REQUIREMENT:
The listing below must be repeated word for word, with its images excluded.

+++ DATA +++

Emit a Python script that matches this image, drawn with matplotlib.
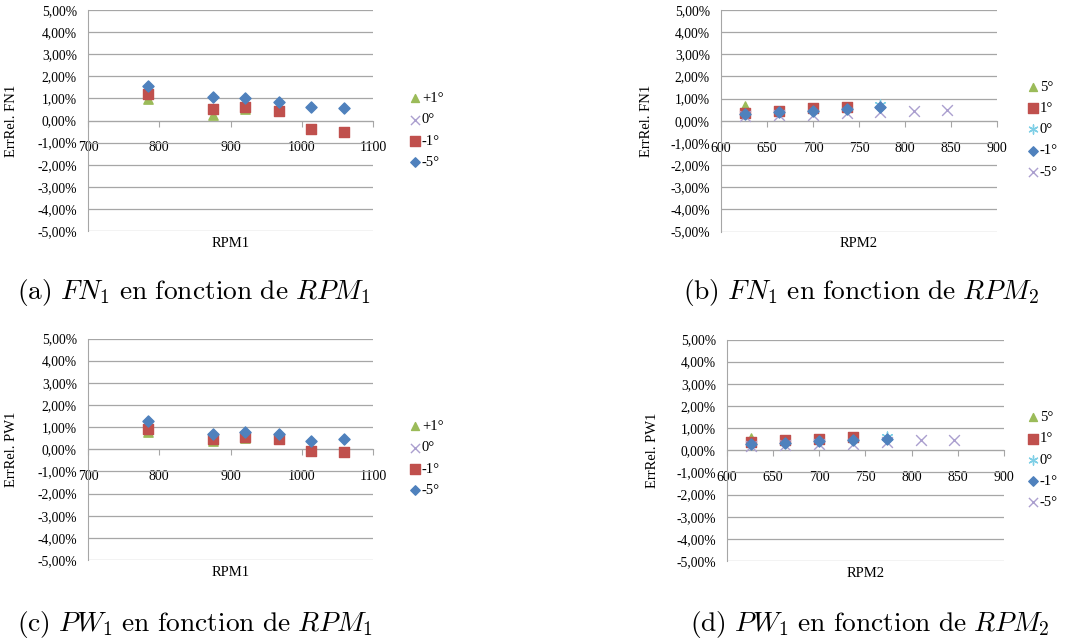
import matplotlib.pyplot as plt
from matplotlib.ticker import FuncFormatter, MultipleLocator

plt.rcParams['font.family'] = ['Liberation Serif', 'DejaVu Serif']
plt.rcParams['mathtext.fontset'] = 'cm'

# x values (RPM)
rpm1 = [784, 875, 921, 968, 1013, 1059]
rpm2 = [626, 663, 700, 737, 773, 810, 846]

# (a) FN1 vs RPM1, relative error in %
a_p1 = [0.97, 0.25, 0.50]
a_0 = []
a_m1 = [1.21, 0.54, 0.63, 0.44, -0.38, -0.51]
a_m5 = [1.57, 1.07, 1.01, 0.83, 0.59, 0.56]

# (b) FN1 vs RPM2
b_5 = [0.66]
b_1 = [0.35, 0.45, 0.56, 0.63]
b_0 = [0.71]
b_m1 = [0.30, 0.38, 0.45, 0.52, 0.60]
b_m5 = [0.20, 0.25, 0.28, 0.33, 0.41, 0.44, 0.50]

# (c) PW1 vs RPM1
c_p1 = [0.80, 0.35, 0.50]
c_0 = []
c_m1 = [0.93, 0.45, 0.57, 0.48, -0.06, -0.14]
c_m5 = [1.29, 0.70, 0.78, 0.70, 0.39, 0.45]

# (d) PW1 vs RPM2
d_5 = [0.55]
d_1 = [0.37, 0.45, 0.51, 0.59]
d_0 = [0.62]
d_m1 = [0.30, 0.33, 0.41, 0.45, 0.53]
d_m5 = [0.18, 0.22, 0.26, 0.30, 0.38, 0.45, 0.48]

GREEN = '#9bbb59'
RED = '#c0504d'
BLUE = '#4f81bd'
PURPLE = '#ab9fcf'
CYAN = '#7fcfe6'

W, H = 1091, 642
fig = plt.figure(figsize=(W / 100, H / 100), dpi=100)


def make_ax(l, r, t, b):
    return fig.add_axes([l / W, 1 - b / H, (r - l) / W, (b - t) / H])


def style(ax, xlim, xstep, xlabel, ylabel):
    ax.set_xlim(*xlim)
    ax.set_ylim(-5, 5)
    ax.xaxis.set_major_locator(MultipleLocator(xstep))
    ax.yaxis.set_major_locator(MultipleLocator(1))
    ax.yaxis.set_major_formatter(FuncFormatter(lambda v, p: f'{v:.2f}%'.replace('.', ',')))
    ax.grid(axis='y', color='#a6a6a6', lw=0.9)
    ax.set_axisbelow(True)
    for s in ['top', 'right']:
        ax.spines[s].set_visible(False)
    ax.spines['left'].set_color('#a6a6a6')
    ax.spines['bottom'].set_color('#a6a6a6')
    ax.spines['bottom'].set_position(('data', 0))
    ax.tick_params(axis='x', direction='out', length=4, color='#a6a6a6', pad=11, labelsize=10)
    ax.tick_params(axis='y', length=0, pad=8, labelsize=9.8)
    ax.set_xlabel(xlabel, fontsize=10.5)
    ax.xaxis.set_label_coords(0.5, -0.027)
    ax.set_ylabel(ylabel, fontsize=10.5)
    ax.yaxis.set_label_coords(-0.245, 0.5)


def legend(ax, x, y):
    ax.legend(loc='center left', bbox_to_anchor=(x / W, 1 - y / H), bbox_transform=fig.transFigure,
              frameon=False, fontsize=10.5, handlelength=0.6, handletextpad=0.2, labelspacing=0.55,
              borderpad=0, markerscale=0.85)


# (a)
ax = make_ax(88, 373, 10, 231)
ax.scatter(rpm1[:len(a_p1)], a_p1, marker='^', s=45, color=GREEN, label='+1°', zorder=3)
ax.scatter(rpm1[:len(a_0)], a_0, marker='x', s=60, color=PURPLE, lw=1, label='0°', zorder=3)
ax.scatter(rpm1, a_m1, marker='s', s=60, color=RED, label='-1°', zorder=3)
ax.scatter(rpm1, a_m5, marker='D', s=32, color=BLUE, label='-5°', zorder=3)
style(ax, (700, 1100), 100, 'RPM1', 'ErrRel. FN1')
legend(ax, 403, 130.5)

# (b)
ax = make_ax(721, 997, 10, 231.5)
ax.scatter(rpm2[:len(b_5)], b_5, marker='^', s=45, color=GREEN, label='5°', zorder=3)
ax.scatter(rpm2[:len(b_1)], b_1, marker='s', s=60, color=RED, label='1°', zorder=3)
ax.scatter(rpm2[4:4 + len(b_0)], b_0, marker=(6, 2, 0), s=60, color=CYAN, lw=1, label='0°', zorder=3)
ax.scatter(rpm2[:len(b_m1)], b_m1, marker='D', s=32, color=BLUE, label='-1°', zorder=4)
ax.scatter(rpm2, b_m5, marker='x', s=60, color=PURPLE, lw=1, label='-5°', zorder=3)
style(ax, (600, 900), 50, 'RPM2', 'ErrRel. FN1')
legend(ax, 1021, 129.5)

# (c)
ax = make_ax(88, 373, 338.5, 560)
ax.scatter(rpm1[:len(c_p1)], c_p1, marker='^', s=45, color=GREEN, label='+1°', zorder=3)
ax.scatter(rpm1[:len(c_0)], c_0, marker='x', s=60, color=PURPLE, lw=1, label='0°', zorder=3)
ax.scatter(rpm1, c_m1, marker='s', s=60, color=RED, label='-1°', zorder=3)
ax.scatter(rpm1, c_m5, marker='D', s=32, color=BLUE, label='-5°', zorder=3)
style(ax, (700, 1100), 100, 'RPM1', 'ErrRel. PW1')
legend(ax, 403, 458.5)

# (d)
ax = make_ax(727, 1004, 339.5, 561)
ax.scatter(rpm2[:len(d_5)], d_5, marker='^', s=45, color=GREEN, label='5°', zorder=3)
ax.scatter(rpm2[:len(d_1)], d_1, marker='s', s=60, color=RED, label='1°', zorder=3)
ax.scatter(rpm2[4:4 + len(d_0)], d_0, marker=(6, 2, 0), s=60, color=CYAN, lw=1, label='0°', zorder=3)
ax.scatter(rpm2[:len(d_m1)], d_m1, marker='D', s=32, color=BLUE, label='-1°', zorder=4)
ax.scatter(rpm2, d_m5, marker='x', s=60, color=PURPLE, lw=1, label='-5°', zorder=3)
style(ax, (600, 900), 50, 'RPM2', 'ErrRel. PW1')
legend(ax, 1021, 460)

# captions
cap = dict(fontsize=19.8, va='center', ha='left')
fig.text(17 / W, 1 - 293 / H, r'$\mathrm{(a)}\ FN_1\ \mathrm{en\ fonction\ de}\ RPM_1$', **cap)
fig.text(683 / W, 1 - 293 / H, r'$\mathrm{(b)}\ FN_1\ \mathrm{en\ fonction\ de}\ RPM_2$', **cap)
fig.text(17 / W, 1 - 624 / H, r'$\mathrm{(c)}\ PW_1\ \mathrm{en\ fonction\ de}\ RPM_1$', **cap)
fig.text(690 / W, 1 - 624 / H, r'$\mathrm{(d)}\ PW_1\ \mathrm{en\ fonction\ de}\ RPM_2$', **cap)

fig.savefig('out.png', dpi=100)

+++

SOLUTION BELOW:
Emit a Python script that matches this image, drawn with matplotlib.
import matplotlib.pyplot as plt
from matplotlib.ticker import FuncFormatter, MultipleLocator

plt.rcParams['font.family'] = ['Liberation Serif', 'DejaVu Serif']
plt.rcParams['mathtext.fontset'] = 'cm'

# x values (RPM)
rpm1 = [784, 875, 921, 968, 1013, 1059]
rpm2 = [626, 663, 700, 737, 773, 810, 846]

# (a) FN1 vs RPM1, relative error in %
a_p1 = [0.97, 0.25, 0.50]
a_0 = []
a_m1 = [1.21, 0.54, 0.63, 0.44, -0.38, -0.51]
a_m5 = [1.57, 1.07, 1.01, 0.83, 0.59, 0.56]

# (b) FN1 vs RPM2
b_5 = [0.66]
b_1 = [0.35, 0.45, 0.56, 0.63]
b_0 = [0.71]
b_m1 = [0.30, 0.38, 0.45, 0.52, 0.60]
b_m5 = [0.20, 0.25, 0.28, 0.33, 0.41, 0.44, 0.50]

# (c) PW1 vs RPM1
c_p1 = [0.80, 0.35, 0.50]
c_0 = []
c_m1 = [0.93, 0.45, 0.57, 0.48, -0.06, -0.14]
c_m5 = [1.29, 0.70, 0.78, 0.70, 0.39, 0.45]

# (d) PW1 vs RPM2
d_5 = [0.55]
d_1 = [0.37, 0.45, 0.51, 0.59]
d_0 = [0.62]
d_m1 = [0.30, 0.33, 0.41, 0.45, 0.53]
d_m5 = [0.18, 0.22, 0.26, 0.30, 0.38, 0.45, 0.48]

GREEN = '#9bbb59'
RED = '#c0504d'
BLUE = '#4f81bd'
PURPLE = '#ab9fcf'
CYAN = '#7fcfe6'

W, H = 1091, 642
fig = plt.figure(figsize=(W / 100, H / 100), dpi=100)


def make_ax(l, r, t, b):
    return fig.add_axes([l / W, 1 - b / H, (r - l) / W, (b - t) / H])


def style(ax, xlim, xstep, xlabel, ylabel):
    ax.set_xlim(*xlim)
    ax.set_ylim(-5, 5)
    ax.xaxis.set_major_locator(MultipleLocator(xstep))
    ax.yaxis.set_major_locator(MultipleLocator(1))
    ax.yaxis.set_major_formatter(FuncFormatter(lambda v, p: f'{v:.2f}%'.replace('.', ',')))
    ax.grid(axis='y', color='#a6a6a6', lw=0.9)
    ax.set_axisbelow(True)
    for s in ['top', 'right']:
        ax.spines[s].set_visible(False)
    ax.spines['left'].set_color('#a6a6a6')
    ax.spines['bottom'].set_color('#a6a6a6')
    ax.spines['bottom'].set_position(('data', 0))
    ax.tick_params(axis='x', direction='out', length=4, color='#a6a6a6', pad=11, labelsize=10)
    ax.tick_params(axis='y', length=0, pad=8, labelsize=9.8)
    ax.set_xlabel(xlabel, fontsize=10.5)
    ax.xaxis.set_label_coords(0.5, -0.027)
    ax.set_ylabel(ylabel, fontsize=10.5)
    ax.yaxis.set_label_coords(-0.245, 0.5)


def legend(ax, x, y):
    ax.legend(loc='center left', bbox_to_anchor=(x / W, 1 - y / H), bbox_transform=fig.transFigure,
              frameon=False, fontsize=10.5, handlelength=0.6, handletextpad=0.2, labelspacing=0.55,
              borderpad=0, markerscale=0.85)


# (a)
ax = make_ax(88, 373, 10, 231)
ax.scatter(rpm1[:len(a_p1)], a_p1, marker='^', s=45, color=GREEN, label='+1°', zorder=3)
ax.scatter(rpm1[:len(a_0)], a_0, marker='x', s=60, color=PURPLE, lw=1, label='0°', zorder=3)
ax.scatter(rpm1, a_m1, marker='s', s=60, color=RED, label='-1°', zorder=3)
ax.scatter(rpm1, a_m5, marker='D', s=32, color=BLUE, label='-5°', zorder=3)
style(ax, (700, 1100), 100, 'RPM1', 'ErrRel. FN1')
legend(ax, 403, 130.5)

# (b)
ax = make_ax(721, 997, 10, 231.5)
ax.scatter(rpm2[:len(b_5)], b_5, marker='^', s=45, color=GREEN, label='5°', zorder=3)
ax.scatter(rpm2[:len(b_1)], b_1, marker='s', s=60, color=RED, label='1°', zorder=3)
ax.scatter(rpm2[4:4 + len(b_0)], b_0, marker=(6, 2, 0), s=60, color=CYAN, lw=1, label='0°', zorder=3)
ax.scatter(rpm2[:len(b_m1)], b_m1, marker='D', s=32, color=BLUE, label='-1°', zorder=4)
ax.scatter(rpm2, b_m5, marker='x', s=60, color=PURPLE, lw=1, label='-5°', zorder=3)
style(ax, (600, 900), 50, 'RPM2', 'ErrRel. FN1')
legend(ax, 1021, 129.5)

# (c)
ax = make_ax(88, 373, 338.5, 560)
ax.scatter(rpm1[:len(c_p1)], c_p1, marker='^', s=45, color=GREEN, label='+1°', zorder=3)
ax.scatter(rpm1[:len(c_0)], c_0, marker='x', s=60, color=PURPLE, lw=1, label='0°', zorder=3)
ax.scatter(rpm1, c_m1, marker='s', s=60, color=RED, label='-1°', zorder=3)
ax.scatter(rpm1, c_m5, marker='D', s=32, color=BLUE, label='-5°', zorder=3)
style(ax, (700, 1100), 100, 'RPM1', 'ErrRel. PW1')
legend(ax, 403, 458.5)

# (d)
ax = make_ax(727, 1004, 339.5, 561)
ax.scatter(rpm2[:len(d_5)], d_5, marker='^', s=45, color=GREEN, label='5°', zorder=3)
ax.scatter(rpm2[:len(d_1)], d_1, marker='s', s=60, color=RED, label='1°', zorder=3)
ax.scatter(rpm2[4:4 + len(d_0)], d_0, marker=(6, 2, 0), s=60, color=CYAN, lw=1, label='0°', zorder=3)
ax.scatter(rpm2[:len(d_m1)], d_m1, marker='D', s=32, color=BLUE, label='-1°', zorder=4)
ax.scatter(rpm2, d_m5, marker='x', s=60, color=PURPLE, lw=1, label='-5°', zorder=3)
style(ax, (600, 900), 50, 'RPM2', 'ErrRel. PW1')
legend(ax, 1021, 460)

# captions
cap = dict(fontsize=19.8, va='center', ha='left')
fig.text(17 / W, 1 - 293 / H, r'$\mathrm{(a)}\ FN_1\ \mathrm{en\ fonction\ de}\ RPM_1$', **cap)
fig.text(683 / W, 1 - 293 / H, r'$\mathrm{(b)}\ FN_1\ \mathrm{en\ fonction\ de}\ RPM_2$', **cap)
fig.text(17 / W, 1 - 624 / H, r'$\mathrm{(c)}\ PW_1\ \mathrm{en\ fonction\ de}\ RPM_1$', **cap)
fig.text(690 / W, 1 - 624 / H, r'$\mathrm{(d)}\ PW_1\ \mathrm{en\ fonction\ de}\ RPM_2$', **cap)

fig.savefig('out.png', dpi=100)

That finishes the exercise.